Electrical and Computer Engineering Seminar: Arjuna Madanayak

Location: ISEC 138

Multidimensional Signal Processing Circuits for Low-SWaP Multi-Beam Arrays

Abstract:

In this talk, array processing circuits that exploit the computing paradigm of approximate computing are explored. Low-size, -weight, and -power consumption (SWaP) algorithms and circuits are proposed to achieve thousands of fully-digital beams for emerging applications. The proposed low-SWaP multibeam digital beamformers use approximate computing to enable up to 90% smaller circuit complexity compared to FFT-based techniques used to achieve multiple orthogonal RF beams. Furthermore, the proposed array processing systems exploit wave physics to improve the performance of key signal processing components in wireless base stations. Specifically, the spatiotemporal causality properties of electromagnetic plane waves – as described in Special Theory of Relativity – are used in novel multi-port transceiver circuits to improve energy efficiency, reduce additive white Gaussian noise, and improve linearity of array receivers at the physical layer. The multi-dimensional frequency-domain region of support (ROS) of all propagating plane waves, which correspond to wireless propagation channels, are shown to be confined inside the “Light Cone”. The region of spacetime outside this light cone is a void (elsewhere) within which wireless communications signals cannot propagate. A “cone of silence” appears in the multidimensional spacetime frequency domain, which demarcates a conical region outside of which waves do not exist. The aim is to spatio-temporally shape noise and transceiver distortion into this electromagnetically silent region so that their presence does not affect the performance of arrays. The technique enables multi-port versions of LNAs, ADCs, and DACs for array processing that exploits noise and shaping in multiple dimensions in space and time to greatly improve performance.

Bio:

Dr. Arjuna Madanayake is an Associate Professor of Electrical and Computer Engineering at Florida International University.
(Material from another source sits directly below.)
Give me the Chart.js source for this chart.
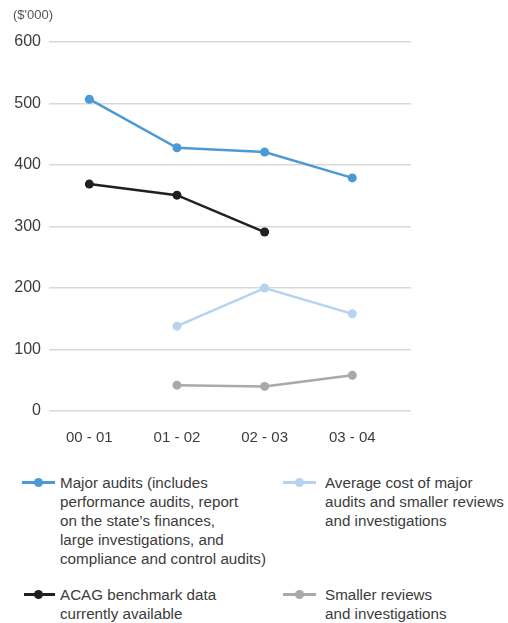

His research interests include multidimensional signal processing, array processing, FPGA and digital systems, microwave circuits, VLSI, analog and mixed-signal circuit design, fast algorithms, digital signal processing, alternative computing, wireless communications, mm-wave systems and 5G/6G topics, sub-THz and THz systems, satellite communications, wireless sensing and imaging, radar sensing, computing architecture, internet of things (IoT), RF sensing for unmanned aerial systems, and electronic warfare. He started an Assistant Professorship at the University of Akron in Ohio in 2010, and received early tenure and promotion to Associate Professor in 2015. Dr. Madanayake was selected as the most outstanding candidate in Electrical Engineering and Computing Sciences category for the NSERC 2009 Canada Post-doctoral Fellowship competition. Dr. Madanayake completed a postdoctoral associateship in 2009 in which he explored multidimensional signal processing and FPGA circuits for beamformer aperture arrays as part of the Canadian Square Kilometer Array (SKA) effort. He completed the Ph.D. and M.Sc. both in Electrical Engineering at the University of Calgary, specializing in multidimensional signal processing, circuits and systems, especially FPGA systems. In his current tenured appointment at FIU, Dr. Madanayake directs the RF, Analog and Digital (RAND) Circuits Lab at FIU which has been conducting multiple projects funded by 3 DARPA, 3 ONR and 7 NSF awards. Arjuna tries to pursue elephant conservation and rural development in Sri Lanka, and high-end audio engineering as hobbies.